2. Assess Market Centricity:
- Determine whether the startup is responding to existing demand pull or pushing a technology ahead of the market.
- Evaluate whether customers are already allocating budgets for this category.
- Identify if adoption requires behavioral change, ecosystem buildout, or regulatory shifts.
3. Trace the Expected Evolution Path
- Map how the startup could move across stages over the next 3 to 7 years.
- Consider triggers that may accelerate or delay adoption such as infrastructure readiness, cost curves, regulation, or adjacent technology breakthroughs.
- Evaluate whether the startup’s roadmap aligns with these shifts.
4. Guide Investment Timing and Conviction
- Use the position on the map to inform entry timing and risk tolerance.
- Early-stage technologies may offer asymmetric upside but require longer holding periods.
- More mature segments may provide faster adoption but lower alpha to investors.
5. Apply the Framework at the Portfolio Level
- Use these frameworks to maintain balanced exposure across the portfolio, based on investor/firm’s risk preference.
- Track investments across different maturity zones such as infrastructure-building, emerging demand, and scaled adoption.
- This helps with taking a calculated portfolio level position in technologies that depend on the same external milestones.
6. Identify Mispriced Opportunities:
- Look for situations where technology readiness and market perception are temporarily out of sync.

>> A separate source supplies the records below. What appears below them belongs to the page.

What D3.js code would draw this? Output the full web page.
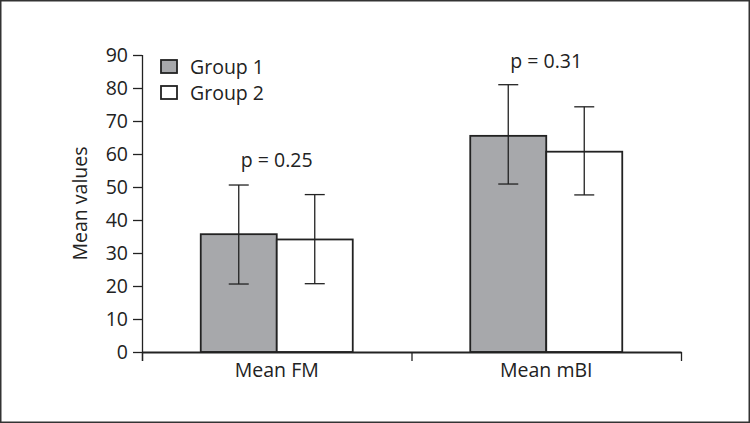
<!DOCTYPE html>
<html><head><meta charset="utf-8">
<script src="https://cdn.jsdelivr.net/npm/d3@7"></script>
<style>body{margin:0;background:#fff}svg{display:block}</style>
</head><body>
<svg id="c" width="750" height="423"></svg>
<script>
const categories = ["Mean FM", "Mean mBI"];
const groups = ["Group 1", "Group 2"];
const group1Values = [35.7, 65.5];
const group2Values = [34.1, 60.7];
const group1Low = [20.6, 50.9];
const group1High = [50.6, 81.0];
const group2Low = [20.7, 47.6];
const group2High = [47.7, 74.3];
const pLabels = ["p = 0.25", "p = 0.31"];
const pLabelValues = [56, 86];
const yTicks = [0,10,20,30,40,50,60,70,80,90];

(function(){
const svg = d3.select("#c");
const font = "'Open Sans', sans-serif";
const fs = 19.5;
const ink = "#222";
svg.append("rect").attr("x",0.75).attr("y",0.75).attr("width",748.5).attr("height",421.5)
  .attr("fill","#fff").attr("stroke","#333").attr("stroke-width",1.5);

const mLeft = 142, mRight = 681, mTop = 55, mBottom = 352;
const y = d3.scaleLinear().domain([0,90]).range([mBottom, mTop]);
const x = d3.scaleBand().domain(categories).range([mLeft, mRight]).paddingInner(0).paddingOuter(0);
const xs = d3.scaleBand().domain(groups).range([0, x.bandwidth()]).paddingOuter(0.773).paddingInner(0);

const series = [
  {name: groups[0], vals: group1Values, lo: group1Low, hi: group1High, fill: "#a7a8ab"},
  {name: groups[1], vals: group2Values, lo: group2Low, hi: group2High, fill: "#ffffff"}
];

const g = svg.append("g");
series.forEach(s => {
  categories.forEach((c, i) => {
    const x0 = x(c) + xs(s.name);
    g.append("rect").attr("x", x0).attr("y", y(s.vals[i]))
      .attr("width", xs.bandwidth()).attr("height", y(0) - y(s.vals[i]))
      .attr("fill", s.fill).attr("stroke", ink).attr("stroke-width", 1.8);
  });
});
series.forEach(s => {
  categories.forEach((c, i) => {
    const cx = x(c) + xs(s.name) + xs.bandwidth()/2;
    g.append("line").attr("x1",cx).attr("x2",cx).attr("y1",y(s.lo[i])).attr("y2",y(s.hi[i])).attr("stroke",ink).attr("stroke-width",1.3);
    [s.lo[i], s.hi[i]].forEach(v => {
      g.append("line").attr("x1",cx-10).attr("x2",cx+10).attr("y1",y(v)).attr("y2",y(v)).attr("stroke",ink).attr("stroke-width",1.3);
    });
  });
});

// y axis
const ya = svg.append("g").attr("transform",`translate(${mLeft},0)`)
  .call(d3.axisLeft(y).tickValues(yTicks).tickSize(9).tickPadding(5).tickSizeOuter(0));
ya.select(".domain").attr("stroke", ink).attr("stroke-width",1.3).attr("d", `M0.5,${mTop}V${mBottom+9}`);
ya.selectAll(".tick line").attr("stroke", ink).attr("stroke-width",1.3);
ya.selectAll("text").attr("font-family", font).attr("font-size", fs).attr("fill", ink);

// x axis
const xa = svg.append("g").attr("transform",`translate(0,${mBottom})`)
  .call(d3.axisBottom(x).tickSize(0).tickPadding(11));
xa.select(".domain").attr("stroke", ink).attr("stroke-width",1.8);
xa.selectAll("text").attr("font-family", font).attr("font-size", fs).attr("fill", ink);
const bounds = [mLeft, x(categories[1]), mRight];
bounds.forEach(b => xa.append("line").attr("x1",b+0.5).attr("x2",b+0.5).attr("y1",0).attr("y2",9).attr("stroke",ink).attr("stroke-width",1.3));

// y label
svg.append("text").attr("transform",`translate(87,${(mTop+mBottom)/2}) rotate(-90)`)
  .attr("text-anchor","middle").attr("font-family",font).attr("font-size",fs).attr("fill",ink).text("Mean values");

// p labels
categories.forEach((c,i) => {
  svg.append("text").attr("x", x(c)+x.bandwidth()/2).attr("y", y(pLabelValues[i]))
    .attr("text-anchor","middle").attr("font-family",font).attr("font-size",fs).attr("fill",ink).text(pLabels[i]);
});

// legend
series.forEach((s,i) => {
  const ly = 60 + i*26;
  svg.append("rect").attr("x",161).attr("y",ly).attr("width",16).attr("height",13)
    .attr("fill",s.fill).attr("stroke",ink).attr("stroke-width",1.8);
  svg.append("text").attr("x",190).attr("y",ly+14).attr("font-family",font).attr("font-size",fs).attr("fill",ink).text(s.name);
});
})();
</script>
</body></html>
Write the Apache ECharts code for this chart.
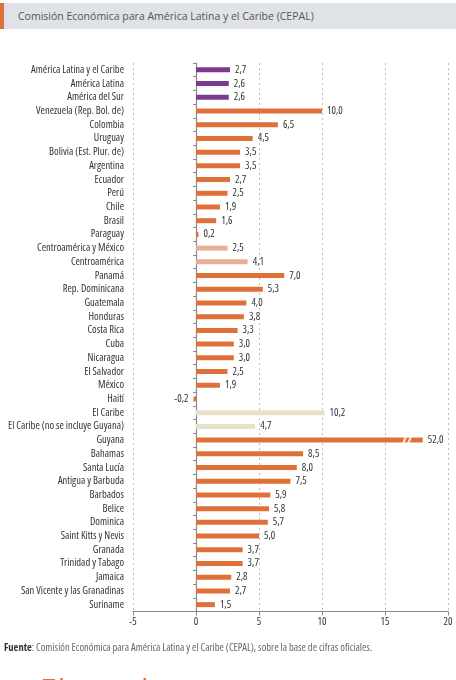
<!DOCTYPE html>
<html>
<head>
<meta charset="utf-8">
<script src="https://cdn.jsdelivr.net/npm/echarts@6/dist/echarts.min.js"></script>
<style>
    html, body { margin: 0; padding: 0; background: #fff; }
    #wrap { position: relative; width: 456px; height: 680px; overflow: hidden; }
    #head { position: absolute; left: 0; top: 3px; width: 456px; height: 26px; background: #dfe2e8; border-left: 4px solid #e0703a; box-sizing: border-box; }
    #head span { position: absolute; left: 14px; top: 6px; font-family: 'Open Sans', sans-serif; font-size: 10.5px; color: #555; }
    #main { position: absolute; left: 0; top: 0; width: 456px; height: 680px; }
    #src { position: absolute; left: 4px; top: 640px; font-family: 'Open Sans', sans-serif; font-stretch: condensed; font-size: 10.5px; color: #666; }
    #src b { color: #333; }
    #next { position: absolute; left: 40px; top: 674px; line-height: 30px; font-family: 'Open Sans', sans-serif; font-size: 30px; color: #e0703a; white-space: nowrap; letter-spacing: 1px; }
</style>
</head>
<body>
<div id="wrap">
    <div id="main"></div>
    <div id="head"><span>Comisión Económica para América Latina y el Caribe (CEPAL)</span></div>
    <div id="src"><b>Fuente</b>: Comisión Económica para América Latina y el Caribe (CEPAL), sobre la base de cifras oficiales.</div>
    <div id="next">El empleo mantuvo su recuperación</div>
</div>
<script>
var categories = ['América Latina y el Caribe', 'América Latina', 'América del Sur',
    'Venezuela (Rep. Bol. de)', 'Colombia', 'Uruguay', 'Bolivia (Est. Plur. de)', 'Argentina',
    'Ecuador', 'Perú', 'Chile', 'Brasil', 'Paraguay',
    'Centroamérica y México', 'Centroamérica', 'Panamá', 'Rep. Dominicana', 'Guatemala',
    'Honduras', 'Costa Rica', 'Cuba', 'Nicaragua', 'El Salvador', 'México', 'Haití',
    'El Caribe', 'El Caribe (no se incluye Guyana)', 'Guyana', 'Bahamas', 'Santa Lucía',
    'Antigua y Barbuda', 'Barbados', 'Belice', 'Dominica', 'Saint Kitts y Nevis', 'Granada',
    'Trinidad y Tabago', 'Jamaica', 'San Vicente y las Granadinas', 'Suriname'];
var values = [2.7, 2.6, 2.6,
    10.0, 6.5, 4.5, 3.5, 3.5,
    2.7, 2.5, 1.9, 1.6, 0.2,
    2.5, 4.1, 7.0, 5.3, 4.0,
    3.8, 3.3, 3.0, 3.0, 2.5, 1.9, -0.2,
    10.2, 4.7, 52.0, 8.5, 8.0,
    7.5, 5.9, 5.8, 5.7, 5.0, 3.7,
    3.7, 2.8, 2.7, 1.5];
var regionTotals = ['América Latina y el Caribe', 'América Latina', 'América del Sur'];
var centralTotals = ['Centroamérica y México', 'Centroamérica'];
var caribbeanTotals = ['El Caribe', 'El Caribe (no se incluye Guyana)'];
var xTicks = [-5, 0, 5, 10, 15, 20];

// no narrow font installed, so ask for the condensed width of Open Sans
var font = "'Open Sans', sans-serif";
var stretch = 'condensed';
var clipAt = 18; // bars past the axis get cut with a break mark

function barColor(name) {
    if (regionTotals.indexOf(name) >= 0) return '#7e3a8c';
    if (centralTotals.indexOf(name) >= 0) return '#e8ae97';
    if (caribbeanTotals.indexOf(name) >= 0) return '#e4e0c9';
    return '#e0703a';
}

var barData = values.map(function(v, i) {
    return {
        value: Math.min(v, clipAt),
        real: v,
        itemStyle: { color: barColor(categories[i]) },
        label: { position: v < 0 ? 'left' : 'right' }
    };
});

// break marks for clipped bars
var breaks = [];
values.forEach(function(v, i) {
    if (v > clipAt) {
        breaks.push([clipAt - 1.45, categories[i]]);
        breaks.push([clipAt - 1.05, categories[i]]);
    }
});

var myChart = echarts.init(document.getElementById('main'));
var option = {
    animation: false,
    grid: { left: 133, right: 8, top: 63, bottom: 68.5, outerBoundsMode: 'none' },
    xAxis: {
        type: 'value',
        min: xTicks[0],
        max: xTicks[xTicks.length - 1],
        interval: 5,
        axisLine: { show: true, lineStyle: { color: '#8a8a8a', width: 1.2 } },
        axisTick: { show: true, length: 4, lineStyle: { color: '#8a8a8a' } },
        axisLabel: { color: '#333', fontFamily: font, fontWeight: stretch, fontSize: 10.5, margin: 5 },
        splitLine: { show: true, lineStyle: { color: '#bdbdbd', type: [2, 3] } }
    },
    yAxis: [{
        type: 'category',
        inverse: true,
        data: categories,
        axisLine: { show: false, onZero: false },
        axisTick: { show: false },
        axisLabel: { interval: 0, color: '#333', fontFamily: font, fontWeight: stretch, fontSize: 10.5, margin: 9 }
    }, {
        type: 'category',
        inverse: true,
        data: categories,
        position: 'left',
        axisLine: { show: true, onZero: true, lineStyle: { color: '#8a8a8a', width: 1.2 } },
        axisTick: { show: true, interval: 0, length: 3, lineStyle: { color: '#8a8a8a' } },
        axisLabel: { show: false },
        splitLine: { show: false }
    }],
    series: [{
        type: 'bar',
        data: barData,
        barWidth: 5,
        yAxisIndex: 0,
        label: {
            show: true,
            distance: 5,
            color: '#333',
            fontFamily: font,
            fontWeight: stretch,
            fontSize: 10.5,
            formatter: function(p) {
                return p.data.real.toFixed(1).replace('.', ',');
            }
        }
    }, {
        type: 'scatter',
        data: breaks,
        symbol: 'rect',
        symbolSize: [2.2, 10],
        symbolRotate: -22,
        itemStyle: { color: '#fff' },
        z: 5,
        silent: true
    }]
};
myChart.setOption(option);
</script>
</body>
</html>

- Some technologies may appear early but are supported by rapidly improving infrastructure or cost curves.
- Others may appear mature but still face hidden adoption barriers.
7. Revisit the Map Over Time:
- Re-evaluating the frameworks periodically helps track how startups move across stages.
- Changes in regulation, infrastructure, cost curves, or customer behavior can shift the position of an entire category.
- This allows investors to refine conviction and adjust portfolio exposure.
These frameworks are not prediction tools. They are thinking tools that make deeptech investment reasoning explicit, structured, and comparable across opportunities.